• _Dataset content_:
※
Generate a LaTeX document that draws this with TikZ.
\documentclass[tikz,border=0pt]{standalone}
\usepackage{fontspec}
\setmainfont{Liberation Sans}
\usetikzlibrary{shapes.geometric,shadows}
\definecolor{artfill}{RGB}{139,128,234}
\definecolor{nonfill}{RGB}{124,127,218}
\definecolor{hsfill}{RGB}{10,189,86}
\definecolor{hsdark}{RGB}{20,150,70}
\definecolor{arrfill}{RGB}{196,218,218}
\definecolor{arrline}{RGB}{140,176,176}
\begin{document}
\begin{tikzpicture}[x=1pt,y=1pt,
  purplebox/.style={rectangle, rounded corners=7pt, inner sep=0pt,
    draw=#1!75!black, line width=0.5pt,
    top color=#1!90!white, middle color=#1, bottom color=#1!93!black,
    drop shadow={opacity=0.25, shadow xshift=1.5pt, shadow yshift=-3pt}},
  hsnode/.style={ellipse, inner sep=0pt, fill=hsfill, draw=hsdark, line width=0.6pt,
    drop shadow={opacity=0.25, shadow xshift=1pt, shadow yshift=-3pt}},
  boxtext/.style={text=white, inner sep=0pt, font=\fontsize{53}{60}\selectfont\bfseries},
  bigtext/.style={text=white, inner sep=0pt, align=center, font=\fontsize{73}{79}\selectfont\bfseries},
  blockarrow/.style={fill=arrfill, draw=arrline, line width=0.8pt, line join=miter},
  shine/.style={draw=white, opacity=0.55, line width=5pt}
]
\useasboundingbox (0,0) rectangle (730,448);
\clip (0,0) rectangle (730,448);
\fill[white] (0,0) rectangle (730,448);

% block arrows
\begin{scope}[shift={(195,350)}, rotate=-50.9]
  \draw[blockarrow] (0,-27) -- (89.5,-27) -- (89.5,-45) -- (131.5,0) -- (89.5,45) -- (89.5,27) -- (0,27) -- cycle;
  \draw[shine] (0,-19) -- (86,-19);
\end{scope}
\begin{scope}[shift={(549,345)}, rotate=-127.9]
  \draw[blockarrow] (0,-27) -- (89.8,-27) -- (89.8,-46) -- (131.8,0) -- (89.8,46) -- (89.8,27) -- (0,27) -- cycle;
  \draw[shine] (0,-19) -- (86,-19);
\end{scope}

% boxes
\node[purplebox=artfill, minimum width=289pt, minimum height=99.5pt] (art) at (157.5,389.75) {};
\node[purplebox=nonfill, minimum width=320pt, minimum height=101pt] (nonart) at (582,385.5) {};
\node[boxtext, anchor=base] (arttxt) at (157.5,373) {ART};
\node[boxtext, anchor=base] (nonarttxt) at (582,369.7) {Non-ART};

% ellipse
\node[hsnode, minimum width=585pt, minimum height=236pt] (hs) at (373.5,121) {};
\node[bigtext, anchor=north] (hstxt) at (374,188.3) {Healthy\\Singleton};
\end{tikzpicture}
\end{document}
※
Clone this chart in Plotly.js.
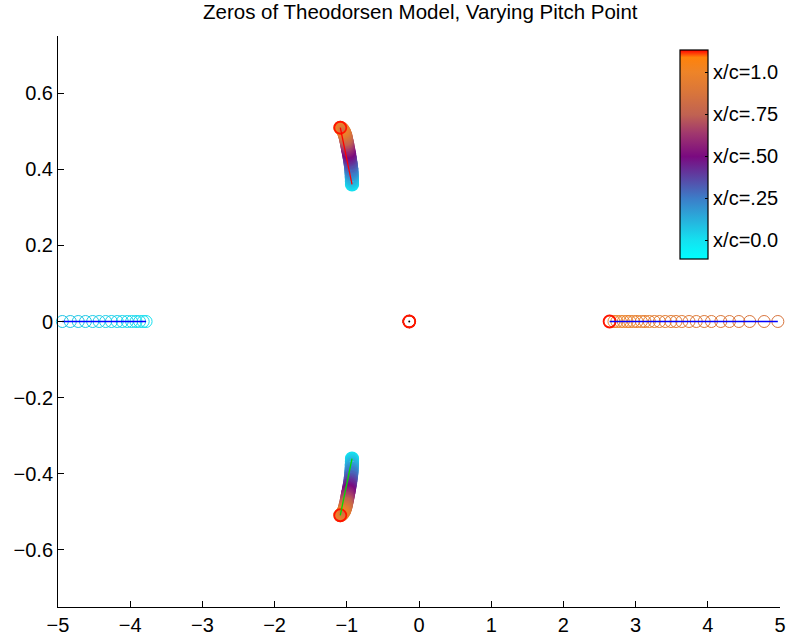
※
• _Set task_: Pull out and copy each line containing the string "this".

• _Exercise solution_:
Generate a LaTeX document that draws this with TikZ.
Clone this chart in Plotly.js.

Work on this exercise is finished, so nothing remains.